Cory knew processes would be critical to creating content quickly and aligning everyone on a single company narrative. “People consistently told me ‘we don’t have processes here’ and my retort was that we do, they're just not deliberate, and that is the worst kind. Because that means that something is happening, but people are relying on gut instinct instead of operational excellence,” Cory said.
At this time the team had a three month backlog, largely due to the fact that there was no way to track content production. These delays prevented Dropbox Sign’s sales and marketing teams from having the case studies, blog content, and other campaign materials they’d need to attract more customers. It wasn’t uncommon for many different people to be writing blogs, sales sheets, or ad copy with different styles and tones inherited from previous companies. “All of that content is going to look different, it's going to sound different, and it probably won't have a cohesive story or a narrative, so ultimately your content is less effective,” Cory said.
On top of that everything was done manually, and in different systems. They were working out of Slack, Jira, email, spreadsheets and Google docs, “Everything was fragmented, communication was fractured and none of our teams were aligned on process,” he said. Cory would spend most of his days fielding questions from cross functional partners about when a whitepaper or blog post would be published. “It would take me days to track down information,” he said.
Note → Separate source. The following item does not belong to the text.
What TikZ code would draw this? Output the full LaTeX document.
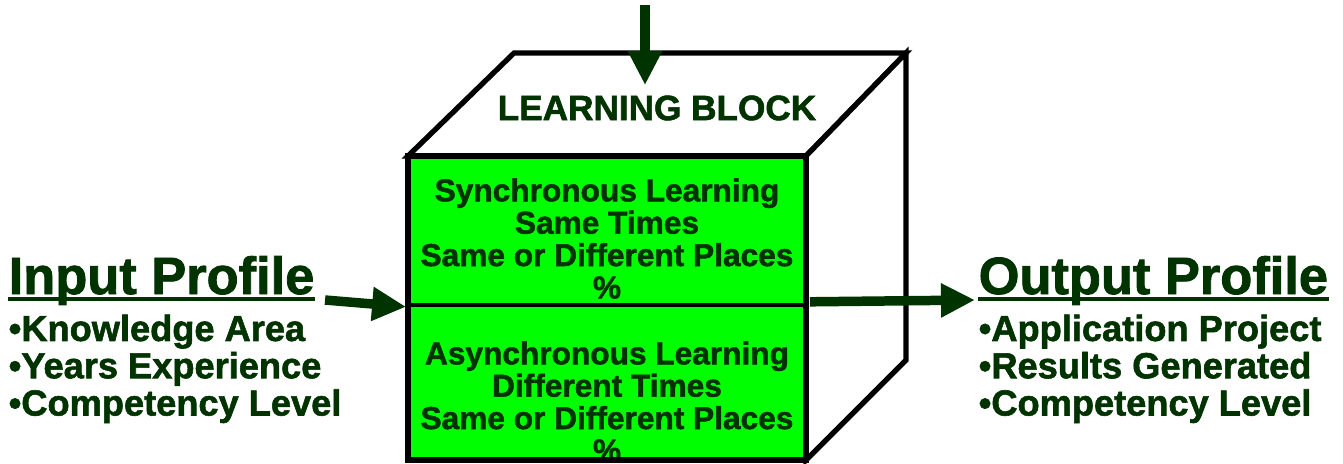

So he went out to fix the problem with Airtable. He set out to build a system for tracking content production and within a couple of hours of experimenting in Airtable he saw immense potential to do even more. Cory created a connected app for campaign tracking, a comprehensive content library, and redesigned the content intake process for Dropbox Sign. “We were producing separate content with separate processes. Airtable helped us to align on how we can work together more closely and support each other's needs,” Cory said.
His content tracker app connects the marketing initiatives for product, engineering, developer relations, content and communications teams. These connections make it easier to see what gaps they have in supportive content.
“Airtable has made it possible for us to streamline our processes so that we can think about our content at a much higher level, and ultimately serve our customers better."
The creation of this app started with a simple base to track content production. Cory created a form to streamline the intake process for everything his team creates: sales collateral, one pagers, blogs, customer stories, social ads, ebooks, infographics, guides and more. Cory’s app uses custom automations to share personalized alerts on the status of a project with the requestor as content is being produced. Cory says, previously “it was pretty much a black box from when you submitted a request for content, and when something actually was published.” Airtable sends out automated weekly email digests of everything that’s been published – which no one had time to create before.
The content library has become a reliable database for the team. When a team member is searching for content about a customer who is using Dropbox Sign for HR, they can search the Airtable database for similar use cases and other HR related content. Previously they’d have to ask around for sample use cases and by the time they found them the opportunity may have passed. Cory is now experimenting with interfaces to improve the experience for the end user. “What I love about Airtable is that there are so many possible solutions that you can create. With automations and integrations it can get really complex, but for the end user it can also be really, really simple,” Cory said.
Since implementing this content tracking app Cory’s team is seeing tangible results that make it easy to demonstrate the impact this system has had for Dropbox.
“We've been able to produce blogs three times faster than we were before Airtable. In the last three months we’ve seen an increase in blog traffic by 30% which is huge for us.”
In the end this system helps Dropbox tell more stories that point to solutions. Cory says, “without stories, people aren't able to apply any of the lessons that you're trying to teach them. Stories can help tell our customers exactly what the problem is and how we can help solve it.”